(Short exercise) Extract the lines from the start through the line that holds "0.90, 0.95, 1.00];", both included, omitting all images.

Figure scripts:
Begin

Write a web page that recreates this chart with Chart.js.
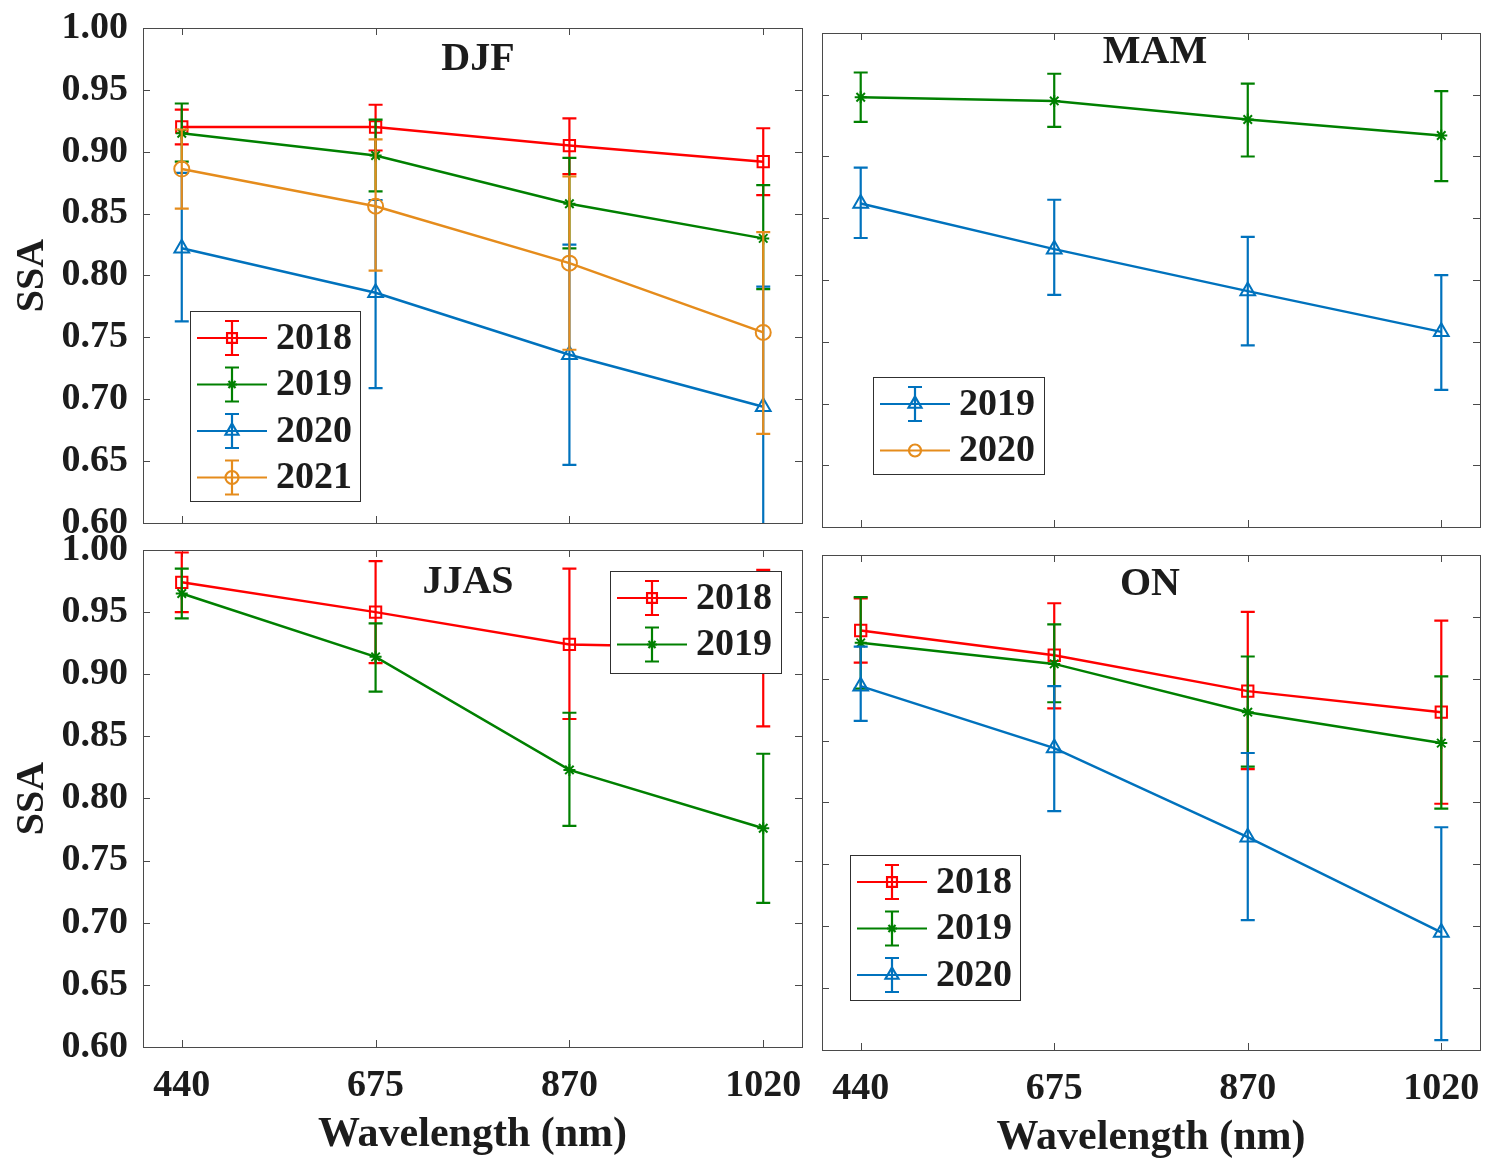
<!DOCTYPE html>
<html>
<head>
<meta charset="utf-8">
<script src="https://cdn.jsdelivr.net/npm/chart.js@4.4.0/dist/chart.umd.min.js"></script>
<style>
  html, body { margin: 0; padding: 0; background: #ffffff; }
  body { width: 1486px; height: 1161px; position: relative; overflow: hidden; }
  canvas { position: absolute; }
</style>
</head>
<body>
<canvas id="djf" width="812" height="560" style="left:0px;top:0px"></canvas>
<canvas id="mam" width="674" height="560" style="left:812px;top:0px"></canvas>
<canvas id="jjas" width="812" height="651" style="left:0px;top:510px"></canvas>
<canvas id="on" width="674" height="651" style="left:812px;top:510px"></canvas>
<script>
// Wavelength categories and SSA tick values
const wavelengths = ['440', '675', '870', '1020'];
const ssaTicks = [0.60, 0.65, 0.70, 0.75, 0.80, 0.85, 0.90, 0.95, 1.00];

// DJF season: mean SSA and lower/upper error-bar ends
const djf2018 = [0.920, 0.920, 0.905, 0.892];
const djf2018Low = [0.906, 0.901, 0.882, 0.865];
const djf2018High = [0.934, 0.938, 0.927, 0.919];
const djf2019 = [0.915, 0.897, 0.858, 0.830];
const djf2019Low = [0.892, 0.868, 0.822, 0.789];
const djf2019High = [0.939, 0.926, 0.895, 0.873];
const djf2020 = [0.822, 0.786, 0.736, 0.694];
const djf2020Low = [0.763, 0.709, 0.647, 0.597];
const djf2020High = [0.883, 0.861, 0.825, 0.791];
const djf2021 = [0.886, 0.856, 0.810, 0.754];
const djf2021Low = [0.854, 0.804, 0.740, 0.672];
const djf2021High = [0.918, 0.910, 0.880, 0.835];

// MAM season
const mam2019 = [0.948, 0.945, 0.930, 0.917];
const mam2019Low = [0.928, 0.924, 0.900, 0.880];
const mam2019High = [0.968, 0.967, 0.959, 0.953];
const mam2020 = [0.862, 0.825, 0.791, 0.758];
const mam2020Low = [0.834, 0.788, 0.747, 0.711];
const mam2020High = [0.891, 0.865, 0.835, 0.804];

// JJAS season
const jjas2018 = [0.974, 0.950, 0.924, 0.921];
const jjas2018Low = [0.950, 0.909, 0.864, 0.858];
const jjas2018High = [0.998, 0.991, 0.985, 0.984];
const jjas2019 = [0.965, 0.914, 0.823, 0.776];
const jjas2019Low = [0.945, 0.886, 0.778, 0.716];
const jjas2019High = [0.985, 0.941, 0.869, 0.836];

// ON season
const on2018 = [0.939, 0.919, 0.890, 0.873];
const on2018Low = [0.913, 0.876, 0.827, 0.799];
const on2018High = [0.965, 0.961, 0.954, 0.947];
const on2019 = [0.929, 0.912, 0.873, 0.848];
const on2019Low = [0.892, 0.881, 0.829, 0.795];
const on2019High = [0.966, 0.944, 0.918, 0.902];
const on2020 = [0.894, 0.844, 0.772, 0.695];
const on2020Low = [0.866, 0.793, 0.705, 0.608];
const on2020High = [0.926, 0.894, 0.840, 0.780];

// Line/marker style per year
const yearStyle = {
  '2018': { color: '#ff0000', marker: 'rect', radius: 8 },
  '2019': { color: '#008000', marker: 'star', radius: 6 },
  '2020': { color: '#0072bd', marker: 'triangle', radius: 8.5 },
  '2021': { color: '#e58c1c', marker: 'circle', radius: 7.5 }
};

const FONT = "'Liberation Serif', 'Times New Roman', serif";
const TEXT = '#1c1c1c';
const FRAME = '#4a4a4a';

function series(year, values, low, high, idx) {
  const s = yearStyle[year];
  return {
    label: year,
    data: values.map((v, i) => ({ x: i, y: v })),
    lower: low,
    upper: high,
    borderColor: s.color,
    backgroundColor: 'rgba(0,0,0,0)',
    pointBorderColor: s.color,
    pointBackgroundColor: 'rgba(0,0,0,0)',
    pointStyle: s.marker,
    pointRadius: s.radius,
    pointBorderWidth: 2,
    borderWidth: 2.5,
    tension: 0,
    order: -idx
  };
}

// Vertical error bars with caps, drawn under each dataset's line
const errorBars = {
  id: 'errorBars',
  beforeDatasetDraw(chart, args) {
    const ds = chart.data.datasets[args.index];
    if (!ds.lower) return;
    const { ctx, chartArea: a } = chart;
    const xs = chart.scales.x, ys = chart.scales.y;
    ctx.save();
    ctx.beginPath();
    ctx.rect(a.left, a.top, a.right - a.left, a.bottom - a.top);
    ctx.clip();
    ctx.strokeStyle = ds.borderColor;
    ctx.lineWidth = 2.2;
    ds.data.forEach((p, i) => {
      const px = xs.getPixelForValue(p.x);
      const lo = ys.getPixelForValue(ds.lower[i]);
      const hi = ys.getPixelForValue(ds.upper[i]);
      ctx.beginPath();
      ctx.moveTo(px, lo); ctx.lineTo(px, hi);
      ctx.moveTo(px - 7, lo); ctx.lineTo(px + 7, lo);
      ctx.moveTo(px - 7, hi); ctx.lineTo(px + 7, hi);
      ctx.stroke();
    });
    ctx.restore();
  }
};

// Axes box with inward ticks on all four sides, panel title and legend
const panelDecor = {
  id: 'panelDecor',
  beforeDatasetsDraw(chart, args, opts) {
    const { ctx, chartArea: a } = chart;
    const xs = chart.scales.x, ys = chart.scales.y;
    ctx.save();
    ctx.strokeStyle = FRAME;
    ctx.lineWidth = 1;
    ctx.beginPath();
    ys.ticks.forEach(t => {
      const py = Math.round(ys.getPixelForValue(t.value)) + 0.5;
      ctx.moveTo(a.left, py); ctx.lineTo(a.left + 7, py);
      ctx.moveTo(a.right, py); ctx.lineTo(a.right - 7, py);
    });
    xs.ticks.forEach(t => {
      const px = Math.round(xs.getPixelForValue(t.value)) + 0.5;
      ctx.moveTo(px, a.bottom); ctx.lineTo(px, a.bottom - 7);
      ctx.moveTo(px, a.top); ctx.lineTo(px, a.top + 7);
    });
    ctx.stroke();
    ctx.strokeRect(Math.round(a.left) + 0.5, Math.round(a.top) + 0.5,
                   Math.round(a.right - a.left), Math.round(a.bottom - a.top));
    ctx.restore();
  },
  afterDraw(chart, args, opts) {
    const ctx = chart.ctx;
    ctx.save();
    ctx.fillStyle = TEXT;
    ctx.font = `bold 40px ${FONT}`;
    ctx.textAlign = 'center';
    ctx.textBaseline = 'middle';
    ctx.fillText(opts.title, opts.titleX, opts.titleY);

    const lg = opts.legend;
    ctx.fillStyle = '#ffffff';
    ctx.fillRect(lg.x, lg.y, lg.w, lg.h);
    ctx.strokeStyle = '#303030';
    ctx.lineWidth = 1;
    ctx.strokeRect(lg.x + 0.5, lg.y + 0.5, lg.w, lg.h);
    lg.rows.forEach((r, i) => {
      const cy = lg.y + 27 + i * 46.5;
      const mx = lg.x + 42;
      ctx.strokeStyle = r.color;
      ctx.lineWidth = 2.2;
      ctx.beginPath();
      ctx.moveTo(lg.x + 7, cy); ctx.lineTo(lg.x + 77, cy);
      if (r.bar) {
        ctx.moveTo(mx, cy - 17); ctx.lineTo(mx, cy + 17);
        ctx.moveTo(mx - 7, cy - 17); ctx.lineTo(mx + 7, cy - 17);
        ctx.moveTo(mx - 7, cy + 17); ctx.lineTo(mx + 7, cy + 17);
      }
      ctx.stroke();
      ctx.fillStyle = 'rgba(0,0,0,0)';
      Chart.helpers.drawPoint(ctx, { pointStyle: r.marker, radius: r.radius, borderWidth: 2, rotation: 0 }, mx, cy);
      ctx.fillStyle = TEXT;
      ctx.font = `bold 38px ${FONT}`;
      ctx.textAlign = 'left';
      ctx.textBaseline = 'middle';
      ctx.fillText(r.label, lg.x + 86, cy + 1);
    });
    ctx.restore();
  }
};

function legendRows(years) {
  return years.map(y => ({ label: y, color: yearStyle[y].color, marker: yearStyle[y].marker,
                           radius: yearStyle[y].radius - 1, bar: true }));
}

// Fixed scale box sizes; tick labels may overhang the plot edges freely
function fixBox(s, prop, size) {
  s[prop] = size;
  s.paddingLeft = 0; s.paddingRight = 0; s.paddingTop = 0; s.paddingBottom = 0;
}

function makePanel(id, cfg) {
  const canvas = document.getElementById(id);
  return new Chart(canvas, {
    type: 'line',
    data: { datasets: cfg.datasets },
    plugins: [errorBars, panelDecor],
    options: {
      responsive: false,
      animation: false,
      events: [],
      layout: {
        autoPadding: false,
        padding: { top: cfg.padTop, right: cfg.padRight, left: 0, bottom: 0 }
      },
      plugins: {
        legend: { display: false },
        tooltip: { enabled: false },
        panelDecor: { title: cfg.title, titleX: cfg.titleX, titleY: cfg.titleY, legend: cfg.legend }
      },
      scales: {
        x: {
          type: 'linear',
          min: -0.2,
          max: 3.2,
          afterBuildTicks: s => { s.ticks = wavelengths.map((w, i) => ({ value: i })); },
          afterFit: s => fixBox(s, 'height', cfg.xHeight),
          grid: { display: false, drawTicks: false },
          border: { display: false },
          ticks: {
            display: cfg.xLabels,
            autoSkip: false,
            maxRotation: 0,
            padding: 16,
            color: TEXT,
            font: { family: FONT, size: 38, weight: 'bold', lineHeight: 1.2 },
            callback: v => wavelengths[v]
          },
          title: {
            display: cfg.xLabels,
            text: 'Wavelength (nm)',
            color: TEXT,
            padding: { top: 0, bottom: cfg.xTitlePad },
            font: { family: FONT, size: 42, weight: 'bold', lineHeight: 1.1 }
          }
        },
        y: {
          type: 'linear',
          min: 0.6,
          max: 1.0,
          afterBuildTicks: s => { s.ticks = ssaTicks.map(v => ({ value: v })); },
          afterFit: s => fixBox(s, 'width', cfg.yWidth),
          grid: { display: false, drawTicks: false },
          border: { display: false },
          ticks: {
            display: cfg.yLabels,
            autoSkip: false,
            padding: 15,
            color: TEXT,
            font: { family: FONT, size: 38, weight: 'bold', lineHeight: 1.2 },
            callback: v => Number(v).toFixed(2)
          },
          title: {
            display: cfg.yLabels,
            text: 'SSA',
            color: TEXT,
            padding: { top: 9, bottom: 0 },
            font: { family: FONT, size: 40, weight: 'bold', lineHeight: 1.2 }
          }
        }
      }
    }
  });
}

function build() {
  makePanel('djf', {
    title: 'DJF', titleX: 478, titleY: 60,
    padTop: 28, padRight: 10, xHeight: 37, yWidth: 143, xLabels: false, yLabels: true, xTitlePad: 0,
    datasets: [
      series('2018', djf2018, djf2018Low, djf2018High, 0),
      series('2019', djf2019, djf2019Low, djf2019High, 1),
      series('2020', djf2020, djf2020Low, djf2020High, 2),
      series('2021', djf2021, djf2021Low, djf2021High, 3)
    ],
    legend: { x: 190, y: 311, w: 170, h: 190, rows: legendRows(['2018', '2019', '2020', '2021']) }
  });

  makePanel('mam', {
    title: 'MAM', titleX: 343, titleY: 53,
    padTop: 33, padRight: 6, xHeight: 33, yWidth: 10, xLabels: false, yLabels: false, xTitlePad: 0,
    datasets: [
      series('2019', mam2019, mam2019Low, mam2019High, 0),
      series('2020', mam2020, mam2020Low, mam2020High, 1)
    ],
    legend: { x: 61, y: 377, w: 171, h: 97, rows: [
      { label: '2019', color: yearStyle['2020'].color, marker: 'triangle', radius: 7.5, bar: true },
      { label: '2020', color: yearStyle['2021'].color, marker: 'circle', radius: 6, bar: false }
    ] }
  });

  makePanel('jjas', {
    title: 'JJAS', titleX: 468, titleY: 73,
    padTop: 40, padRight: 10, xHeight: 114, yWidth: 143, xLabels: true, yLabels: true, xTitlePad: 3,
    datasets: [
      series('2018', jjas2018, jjas2018Low, jjas2018High, 0),
      series('2019', jjas2019, jjas2019Low, jjas2019High, 1)
    ],
    legend: { x: 610, y: 61, w: 171, h: 102, rows: legendRows(['2018', '2019']) }
  });

  makePanel('on', {
    title: 'ON', titleX: 338, titleY: 75,
    padTop: 45, padRight: 6, xHeight: 111, yWidth: 10, xLabels: true, yLabels: false, xTitlePad: 0,
    datasets: [
      series('2018', on2018, on2018Low, on2018High, 0),
      series('2019', on2019, on2019Low, on2019High, 1),
      series('2020', on2020, on2020Low, on2020High, 2)
    ],
    legend: { x: 38, y: 345, w: 170, h: 145, rows: legendRows(['2018', '2019', '2020']) }
  });
}

if (document.fonts && document.fonts.load) {
  document.fonts.load(`bold 38px 'Liberation Serif'`).then(build, build);
} else {
  build();
}
</script>
</body>
</html>
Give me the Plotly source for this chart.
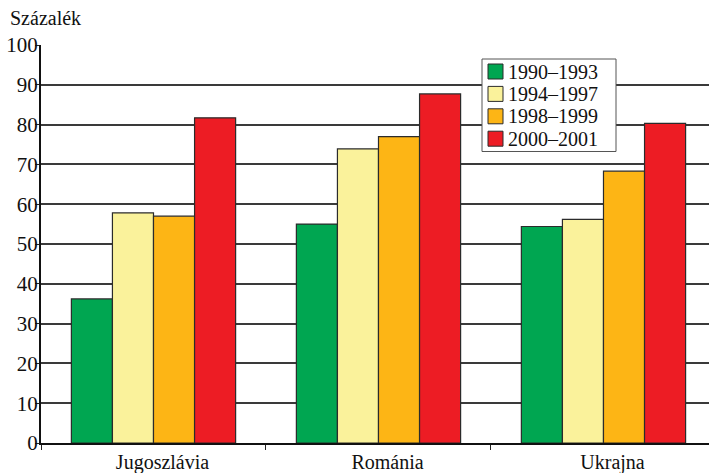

End

(Task output)
Write a web page that recreates this chart with Chart.js.
<!DOCTYPE html>
<html>
<head>
<meta charset="utf-8">
<script src="https://cdn.jsdelivr.net/npm/chart.js@4.4.0/dist/chart.umd.min.js"></script>
<style>
  html, body { margin: 0; padding: 0; background: #ffffff; }
  body { width: 1486px; height: 1161px; position: relative; overflow: hidden; }
  canvas { position: absolute; }
</style>
</head>
<body>
<canvas id="djf" width="812" height="560" style="left:0px;top:0px"></canvas>
<canvas id="mam" width="674" height="560" style="left:812px;top:0px"></canvas>
<canvas id="jjas" width="812" height="651" style="left:0px;top:510px"></canvas>
<canvas id="on" width="674" height="651" style="left:812px;top:510px"></canvas>
<script>
// Wavelength categories and SSA tick values
const wavelengths = ['440', '675', '870', '1020'];
const ssaTicks = [0.60, 0.65, 0.70, 0.75, 0.80, 0.85, 0.90, 0.95, 1.00];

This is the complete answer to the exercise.